Dataset section:

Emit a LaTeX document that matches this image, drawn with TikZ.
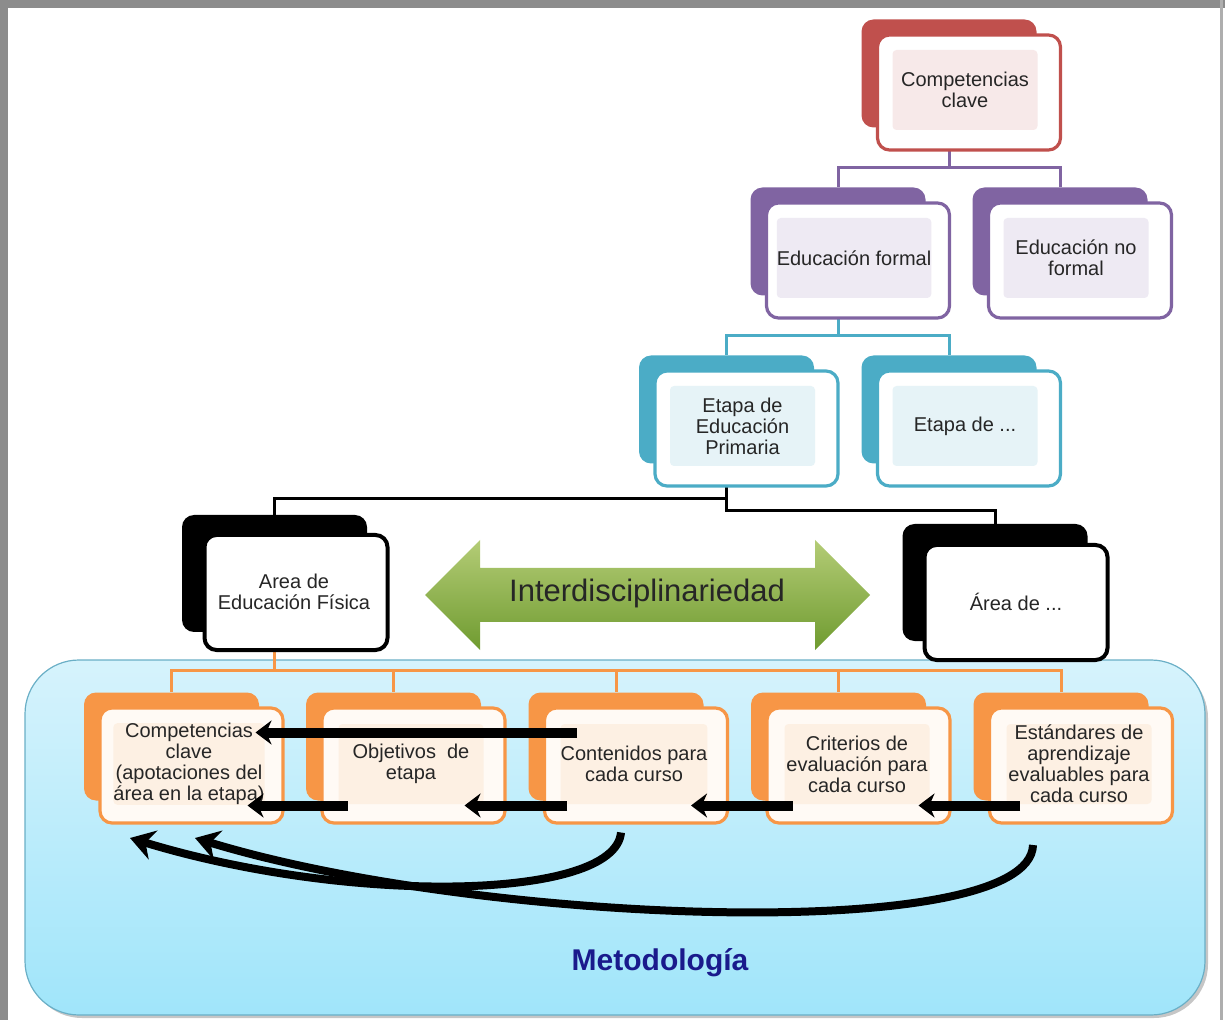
\documentclass[tikz,border=0pt]{standalone}
\usepackage{fontspec}
\setmainfont{Liberation Sans}
\usepackage{tikz}
\usetikzlibrary{calc,positioning}
\usetikzlibrary{arrows.meta}
\definecolor{rojo}{HTML}{C0504D}
\definecolor{rojoclaro}{HTML}{F7E9E9}
\definecolor{morado}{HTML}{8064A2}
\definecolor{moradoclaro}{HTML}{EEEAF3}
\definecolor{turquesa}{HTML}{4BACC6}
\definecolor{turquesaclaro}{HTML}{E6F3F7}
\definecolor{naranja}{HTML}{F79646}
\definecolor{naranjaclaro}{HTML}{FDF0E3}
\definecolor{naranjafondo}{HTML}{FFFAF5}
\definecolor{verdeA}{HTML}{B4CC76}
\definecolor{verdeB}{HTML}{8DB446}
\definecolor{verdeC}{HTML}{6F9B30}
\definecolor{celesteA}{HTML}{D6F3FC}
\definecolor{celesteB}{HTML}{A0E5FA}
\definecolor{celesteborde}{HTML}{6AAFC6}
\definecolor{gristexto}{HTML}{262626}
\definecolor{azulmet}{HTML}{1A1A8C}
\definecolor{marco}{HTML}{8C8C8C}

\begin{document}
\begin{tikzpicture}[x=0.5pt,y=-0.5pt,
		atras/.style={rectangle, rounded corners=6pt, minimum width=87.5pt, minimum height=54pt, inner sep=0pt},
		frente/.style={rectangle, rounded corners=6pt, line width=1.6pt, fill=white, minimum width=91.5pt, minimum height=57.5pt, inner sep=0pt},
		texto/.style={rectangle, rounded corners=2pt, minimum width=72.5pt, minimum height=40pt, inner sep=0pt, align=center, text=gristexto, font=\fontsize{10}{10.5}\selectfont},
		negra/.style={atras, fill=black, minimum width=92.5pt, minimum height=58.5pt},
		conlila/.style={draw=morado, line width=1.5pt},
		conturq/.style={draw=turquesa, line width=1.5pt},
		connegro/.style={draw=black, line width=1.5pt},
		connaranja/.style={draw=naranja, line width=1.5pt},
		flecha/.style={draw=black, line width=5pt, -{Stealth[length=8pt,width=12pt]}},
		curva/.style={draw=black, line width=4pt, -{Stealth[length=12pt,width=15pt]}}
		]
		\useasboundingbox (0,0) rectangle (1225,1020);
		
		% Marco y fondo
		\fill[marco] (0,0) rectangle (1225,8);
		\fill[marco] (0,0) rectangle (8,1020);
		\fill[marco!70] (1220,0) rectangle (1223,1020);
		\fill[gray!45, rounded corners=27pt] (28,664) rectangle (1208,1018);
		\shadedraw[top color=celesteA, bottom color=celesteB, draw=celesteborde, line width=0.6pt, rounded corners=27pt] (25,660) rectangle (1205,1015);
		\node[font=\fontsize{15}{15}\selectfont\bfseries, text=azulmet] (metodo) at (660,963) {Metodología};
		
		% Las cajas
		\node[atras, fill=rojo] (compb) at (949,73.5) {};
		\node[atras, fill=morado] (formalb) at (838,241.5) {};
		\node[atras, fill=morado] (noformalb) at (1060,241.5) {};
		\node[atras, fill=turquesa] (primb) at (726.5,409.5) {};
		\node[atras, fill=turquesa] (otraetb) at (949,409.5) {};
		\node[negra] (efb) at (274.5,573.5) {};
		\node[negra] (otraab) at (995,582.5) {};
		\node[atras, fill=naranja] (c1b) at (171.5,746.5) {};
		\node[atras, fill=naranja] (c2b) at (393.5,746.5) {};
		\node[atras, fill=naranja] (c3b) at (616,746.5) {};
		\node[atras, fill=naranja] (c4b) at (838.5,746.5) {};
		\node[atras, fill=naranja] (c5b) at (1061,746.5) {};
		
		% Las lineas
		\coordinate (r1) at ($(compb.south)+(0,40)$);
		\draw[conlila] (compb) -- (r1) -| (formalb.north);
		\draw[conlila] (r1) -| (noformalb.north);
		\coordinate (r2) at ($(formalb.south)+(0,40)$);
		\draw[conturq] (formalb) -- (r2) -| (primb.north);
		\draw[conturq] (r2) -| (otraetb.north);
		\coordinate (r3) at ($(primb.south)+(0,35)$);
		\coordinate (r4) at ($(primb.south)+(0,47)$);
		\draw[connegro] (primb) -- (r4) -| (otraab.north);
		\draw[connegro] (r3) -| (efb.north);
		\coordinate (r5) at ($(efb.south)+(0,38)$);
		\draw[connaranja] (efb) -- (r5) -| (c1b.north);
		\draw[connaranja] (r5) -| (c2b.north);
		\draw[connaranja] (r5) -| (c3b.north);
		\draw[connaranja] (r5) -| (c4b.north);
		\draw[connaranja] (r5) -| (c5b.north);
		
		\node[frente, draw=rojo] (comp) at (969,92.5) {};
		\node[texto, fill=rojoclaro] (compt) at (965,90) {Competencias\\clave};
		\node[frente, draw=morado] (formal) at (858,260.5) {};
		\node[texto, fill=moradoclaro] (formalt) at (854,258) {Educación formal};
		\node[frente, draw=morado] (noformal) at (1080,260.5) {};
		\node[texto, fill=moradoclaro] (noformalt) at (1076,258) {Educación no\\formal};
		\node[frente, draw=turquesa] (prim) at (746.5,428.5) {};
		\node[texto, fill=turquesaclaro] (primt) at (742.5,426) {Etapa de\\Educación\\Primaria};
		\node[frente, draw=turquesa] (otraet) at (969,428.5) {};
		\node[texto, fill=turquesaclaro] (otraett) at (965,426) {Etapa de ...};
		\node[frente, draw=black, line width=2pt] (ef) at (296,592.5) {};
		\node[texto] (eft) at (294,592) {Area de\\Educación Física};
		\node[frente, draw=black, line width=2pt] (otraa) at (1016,602.5) {};
		\node[texto] (otraat) at (1016,602) {Área de ...};
		\node[frente, draw=naranja, fill=naranjafondo] (c1) at (191.5,765.5) {};
		\node[texto, fill=naranjaclaro] (c1t) at (189,764) {Competencias\\clave\\(apotaciones del\\área en la etapa)};
		\node[frente, draw=naranja, fill=naranjafondo] (c2) at (413.5,765.5) {};
		\node[texto, fill=naranjaclaro] (c2t) at (411,764) {Objetivos~~de\\etapa};
		\node[frente, draw=naranja, fill=naranjafondo] (c3) at (636,765.5) {};
		\node[texto, fill=naranjaclaro] (c3t) at (634,764) {Contenidos para\\cada curso};
		\node[frente, draw=naranja, fill=naranjafondo] (c4) at (858.5,765.5) {};
		\node[texto, fill=naranjaclaro] (c4t) at (857,764) {Criterios de\\evaluación para\\cada curso};
		\node[frente, draw=naranja, fill=naranjafondo] (c5) at (1081,765.5) {};
		\node[texto, fill=naranjaclaro] (c5t) at (1079,764) {Estándares de\\aprendizaje\\evaluables para\\cada curso};
		
		% Interdisciplinariedad
		\shade[top color=verdeA, middle color=verdeB, bottom color=verdeC] (425,595) -- (480,540) -- (480,568) -- (815,568) -- (815,540) -- (870,595) -- (815,650) -- (815,622) -- (480,622) -- (480,650) -- cycle;
		\node[font=\fontsize{15.5}{16}\selectfont, text=gristexto] (inter) at (647,593) {Interdisciplinariedad};
		
		% Las flechas
		\draw[flecha] ($(c3)+(-59,-33)$) -- ($(c1)+(64,-33)$);
		\draw[flecha] ($(c2)+(-66,40)$) -- ($(c1)+(56,40)$);
		\draw[flecha] ($(c3)+(-69,40)$) -- ($(c2)+(51,40)$);
		\draw[flecha] ($(c4)+(-66,40)$) -- ($(c3)+(55,40)$);
		\draw[flecha] ($(c5)+(-61,40)$) -- ($(c4)+(60,40)$);
		\draw[curva] ($(c3)+(-15,67)$) .. controls +(-6,68) and +(220,67) .. ($(c1)+(-61.5,72.5)$);
		\draw[curva] ($(c5)+(-48,79.5)$) .. controls +(-3,100) and +(285,87) .. ($(c1)+(3.5,72.5)$);
	\end{tikzpicture}
\end{document}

What to work on: Everything from the first line to the line with "(0,0) rectangle (1225,1020);" must be repeated exactly, and nothing else. Leave the pictures out.

Finished answer:
Emit a LaTeX document that matches this image, drawn with TikZ.
\documentclass[tikz,border=0pt]{standalone}
\usepackage{fontspec}
\setmainfont{Liberation Sans}
\usepackage{tikz}
\usetikzlibrary{calc,positioning}
\usetikzlibrary{arrows.meta}
\definecolor{rojo}{HTML}{C0504D}
\definecolor{rojoclaro}{HTML}{F7E9E9}
\definecolor{morado}{HTML}{8064A2}
\definecolor{moradoclaro}{HTML}{EEEAF3}
\definecolor{turquesa}{HTML}{4BACC6}
\definecolor{turquesaclaro}{HTML}{E6F3F7}
\definecolor{naranja}{HTML}{F79646}
\definecolor{naranjaclaro}{HTML}{FDF0E3}
\definecolor{naranjafondo}{HTML}{FFFAF5}
\definecolor{verdeA}{HTML}{B4CC76}
\definecolor{verdeB}{HTML}{8DB446}
\definecolor{verdeC}{HTML}{6F9B30}
\definecolor{celesteA}{HTML}{D6F3FC}
\definecolor{celesteB}{HTML}{A0E5FA}
\definecolor{celesteborde}{HTML}{6AAFC6}
\definecolor{gristexto}{HTML}{262626}
\definecolor{azulmet}{HTML}{1A1A8C}
\definecolor{marco}{HTML}{8C8C8C}

\begin{document}
\begin{tikzpicture}[x=0.5pt,y=-0.5pt,
		atras/.style={rectangle, rounded corners=6pt, minimum width=87.5pt, minimum height=54pt, inner sep=0pt},
		frente/.style={rectangle, rounded corners=6pt, line width=1.6pt, fill=white, minimum width=91.5pt, minimum height=57.5pt, inner sep=0pt},
		texto/.style={rectangle, rounded corners=2pt, minimum width=72.5pt, minimum height=40pt, inner sep=0pt, align=center, text=gristexto, font=\fontsize{10}{10.5}\selectfont},
		negra/.style={atras, fill=black, minimum width=92.5pt, minimum height=58.5pt},
		conlila/.style={draw=morado, line width=1.5pt},
		conturq/.style={draw=turquesa, line width=1.5pt},
		connegro/.style={draw=black, line width=1.5pt},
		connaranja/.style={draw=naranja, line width=1.5pt},
		flecha/.style={draw=black, line width=5pt, -{Stealth[length=8pt,width=12pt]}},
		curva/.style={draw=black, line width=4pt, -{Stealth[length=12pt,width=15pt]}}
		]
		\useasboundingbox (0,0) rectangle (1225,1020);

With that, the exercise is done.